I'm wondering if Libra office can add accessibility features like offline speech to text and text to speech. I noticed the whisper model also not only does speech recognition but translation and it automatically entered grammar. You can find this at huging face https://huggingface.co/openai/whisper-large-v2 openai/whisper-large-v2. This will make Office Suite a lot more accessible for people with disabilities and it will also help with privacy if you can do speech recognition.
It'll also help with privacy if you could do speech recognition offline.
So, one request per bug report. Don't ask for "all sorts of accessibility features". If you want N features, open N bugs. Also - make all of them depend on the accessibility meta-bug, bug 101912. Now, about "offline speech to text" - what exactly do you mean by "offline"? Do you want LO to be able to import audio files, extracting the speech in them as text? If not - please be much more concrete in your description.
An OpenAI service would by nature not be implemented on the client system, but like the current LanguageTool hooks the project could pass control to an external processing service with published API. However, there is no UAA interface supporting speech-to-text nor text-to-speech, meaning any "handling" would need to be provided by extension of the os/DE--and for that there is no standard. Like LanguageTool's AI this would need to be done by extension--and any TDF dev effort to implement would be out of scope. Kind of wonder what the LanguageTool take on the Whisper OpenAI will be. IMHO => WF
A feature like what they have on Word where they have a mic icon and you can click on it and dictate into your microphone. Transcribing your speech. I was looking at different AI Models that could possibly handle this sort of task. I think with the increase in computing power, I could be mistaken but I don't think an API would be necessary. I think the calculations could be done on a users computer to do pretty accurate speech recognition. We see this is the past with programs like Dragon naturally speaking.
[Automated Action] NeedInfo-To-Unconfirmed
Why would it be out of scope to add speech recognition to the office suite I see that office 365 has already added it.

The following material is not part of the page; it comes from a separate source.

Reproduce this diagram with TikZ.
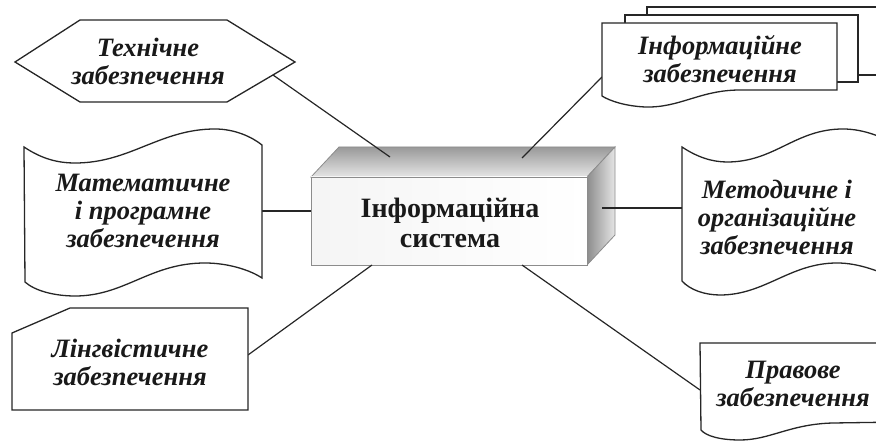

There is also the Mozilla speech recognition project. In several others speech recognition projects out there if using the whisper model is an issue. I think accessibility is something we need to leave forward with an open source community. To make sure it's not monopolized buy a bunch of big corporations.
The Assistive Technology of speech-to-text or of text-to-speech are not covered by any meaningful standard--meaning each os/DE will do its own thing. Project can not afford (in dev effort) cost to implement the native code it would require to provide speech-to-text, while text-to-speech is already provided (for better or worse) by os/DE. An OpenAI project like Whisper offers a model for speech recognition and interface (as replacement of keyboard and mouse HID usage) similar to the external Gramerly or LanguageTool provided grammar/spelling and style support, but direct integration beyond that *is* out of scope.
(In reply to V Stuart Foote from comment #3) > An OpenAI service would by nature not be implemented on the client system, > but like the current LanguageTool hooks the project could pass control to an > external processing service with published API. > ... > IMHO => WF +1, we should not rely on one external service.
An extension is very welcome.